"After a number of up-the-track finishes by authors trying to emulate the success of Laura Hillenbrand's bestselling Seabiscuit: An American Legend, a worthy successor has at last broken out of the pack . . .Winkfield's story is so incredible you'll find yourself wondering why you've never heard it before."
"One of the most extraordinary stories in sports history is also one of its least known. Jimmy Winkfield was a gifted jockey and a remarkably intrepid man, and his life was a singular adventure. His is a story of persistence, hardship, and triumph, and it should be long remembered."—Laura Hillenbrand, author of Seabiscuit: An American Legend
"In the entire sweep of American sports, from the days of a roistering John L. Sullivan in the 19th Century through the Tiger Woods phenomenon of the 21st, no figure made a bolder and more original odyssey of his life than Jimmy Winkfield, the poor son of former slaves whose brilliance as a jockey bore him from the winner's circle at the Kentucky Derby to the royal courts of Czarist Russia and the Austro-Hungarian Empire and from Kaiser Wilhelm's Germany to the salons of Paris.
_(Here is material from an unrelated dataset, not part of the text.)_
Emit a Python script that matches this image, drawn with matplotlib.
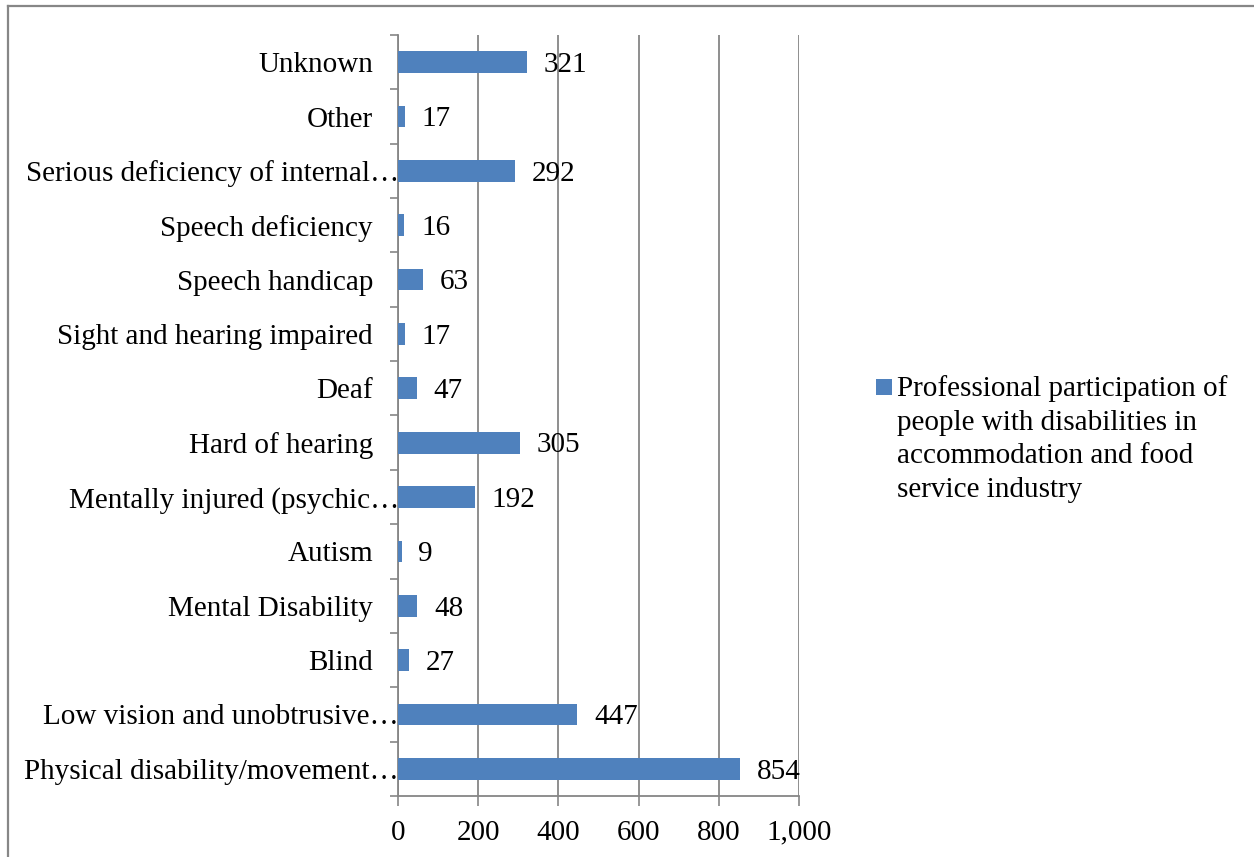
import matplotlib
matplotlib.use("Agg")
import matplotlib.pyplot as plt
from matplotlib.lines import Line2D
from matplotlib.patches import Rectangle
from matplotlib.ticker import FuncFormatter, FixedLocator
from matplotlib.transforms import ScaledTranslation

# Categories listed bottom to top as they appear on the axis
categories = [
    "Physical disability/movement…",
    "Low vision and unobtrusive…",
    "Blind",
    "Mental Disability",
    "Autism",
    "Mentally injured (psychic…",
    "Hard of hearing",
    "Deaf",
    "Sight and hearing impaired",
    "Speech handicap",
    "Speech deficiency",
    "Serious deficiency of internal…",
    "Other",
    "Unknown",
]
values = [854, 447, 27, 48, 9, 192, 305, 47, 17, 63, 16, 292, 17, 321]
series_name = ("Professional participation of\npeople with disabilities in\n"
               "accommodation and food\nservice industry")
x_ticks = [0, 200, 400, 600, 800, 1000]

plt.rcParams["font.family"] = ["Liberation Serif", "DejaVu Serif"]
W, H = 1254, 857
fig = plt.figure(figsize=(W / 100, H / 100), dpi=100)
fig.patch.set_facecolor("white")

bar_color = "#4F81BD"
grid_color = "#868686"
fs = 21

ax = fig.add_axes([398 / W, 1 - 796 / H, (799 - 398) / W, (796 - 35) / H])
ypos = list(range(len(categories)))
ax.barh(ypos, values, height=0.4, color=bar_color, zorder=3)
ax.set_xlim(0, 1000)
ax.set_ylim(-0.5, len(categories) - 0.5)

for y, v in zip(ypos, values):
    ax.annotate(f"{v}", xy=(v, y), xytext=(12, -2), textcoords="offset points",
                ha="left", va="center", fontsize=fs, color="black", zorder=4)

ax.set_yticks(ypos)
ax.set_yticklabels(categories, fontsize=fs)
ax.yaxis.set_minor_locator(FixedLocator([i - 0.5 for i in range(len(categories) + 1)]))
ax.tick_params(axis="y", which="major", length=0, pad=18)
ax.tick_params(axis="y", which="minor", length=6, width=1.2, color=grid_color, direction="out")

# Truncated labels run up to the axis line
shift = ScaledTranslation(26 / 100, 0, fig.dpi_scale_trans)
for lbl in ax.get_yticklabels():
    if lbl.get_text().endswith("…"):
        lbl.set_transform(lbl.get_transform() + shift)

ax.set_xticks(x_ticks)
ax.xaxis.set_major_formatter(FuncFormatter(lambda v, p: f"{int(v):,}"))
ax.tick_params(axis="x", which="major", length=7, width=1.2, color=grid_color,
               direction="out", labelsize=fs, pad=10)
ax.grid(axis="x", color=grid_color, linewidth=1.3, zorder=0)
ax.set_axisbelow(True)

for s in ("top", "right"):
    ax.spines[s].set_visible(False)
for s in ("left", "bottom"):
    ax.spines[s].set_color(grid_color)
    ax.spines[s].set_linewidth(1.3)

# Legend: marker square with wrapped series name
fig.patches.append(Rectangle((876 / W, 1 - 395 / H), 16 / W, 16 / H,
                             transform=fig.transFigure, facecolor=bar_color,
                             edgecolor="none"))
fig.text(897 / W, 1 - 375 / H, series_name, ha="left", va="top",
         fontsize=fs, linespacing=1.38, color="black")

# Chart frame (left and top edges visible)
fig.add_artist(Line2D([8 / W, 8 / W], [0, 1 - 6 / H], transform=fig.transFigure,
                      color="#878787", linewidth=1.6))
fig.add_artist(Line2D([8 / W, 1], [1 - 6 / H, 1 - 6 / H], transform=fig.transFigure,
                      color="#878787", linewidth=1.6))

fig.savefig("out.png", dpi=100)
In Wink, author Ed Hotaling skilfully reports and chronicles Winkfield's battles against racism in the New World--his courage and daring in escaping that most implacable of foes--and his success and rise to glory as a rider and then a trainer in the Old World. The tale of Wink is an illuminating and inspiring read."—William Nack, author of Secretariat: The Making of a Champion, and My Turf: Horses, Boxers, Blood Money and the Sporting Life
"It is phenomenal enough that Jimmy Winkfield became a dominant force in American horse racing half a century before Jackie Robinson took the field for the Brooklyn Dodgers. But this two-time Kentucky Derby–winner's adventures after leaving to race overseas make his story all the more compelling. Ed Hotaling has a marvelous tale to tell. This is the stuff of great nonfiction."—Douglas Brinkley, author of Tour of Duty: John Kerry and the Vietnam War
"In this fine book, Ed Hotaling adds the texture of a rich individual life to what his previous work has already told us about the great black jockeys of a century ago."—Henry Louis Gates, Jr., bestselling author, Chair of the Department of African and African American Studies and Director of the W.E.B. Du Bois Institute for African and African American Research at Harvard University
In mid- and late-19th-century America, horse racing led American sports, and within that world, black jockeys dominated. From the bluegrass of Kentucky to the fabled domes of Saratoga, one black jockey, Jimmy "Wink" Winkfield, overshadowed all the others by the turn of the century. With the rapid-fire patter of a track announcer, Hotaling, who penned the definitive history of black jockeys (The Great Black Jockeys), traces Wink's meteoric rise and tragic fall with eloquence and vivacity. As a child, Wink (1880 1974) was enthralled by stories of the great black riders, and by the time he was 17, he was toiling as a stable boy, eventually working his way up to jockey. A quick study, Wink became one of horse racing's most successful jockeys, winning two consecutive Kentucky Derbies, two consecutive Russian Derbies and numerous Warsaw Derbies. As the role of black jockeys began to wane in America and they began receiving threats from the KKK, Wink made a new career for himself in Russia and in Europe, racing in events there, winning big and even marrying a Russian heiress. Alas, after WWII, when he returned to the U.S., he encountered racism and the pain that comes with being a has-been. Hotaling's lovingly crafted reminiscence of a great athlete brings a vanished American subculture to light.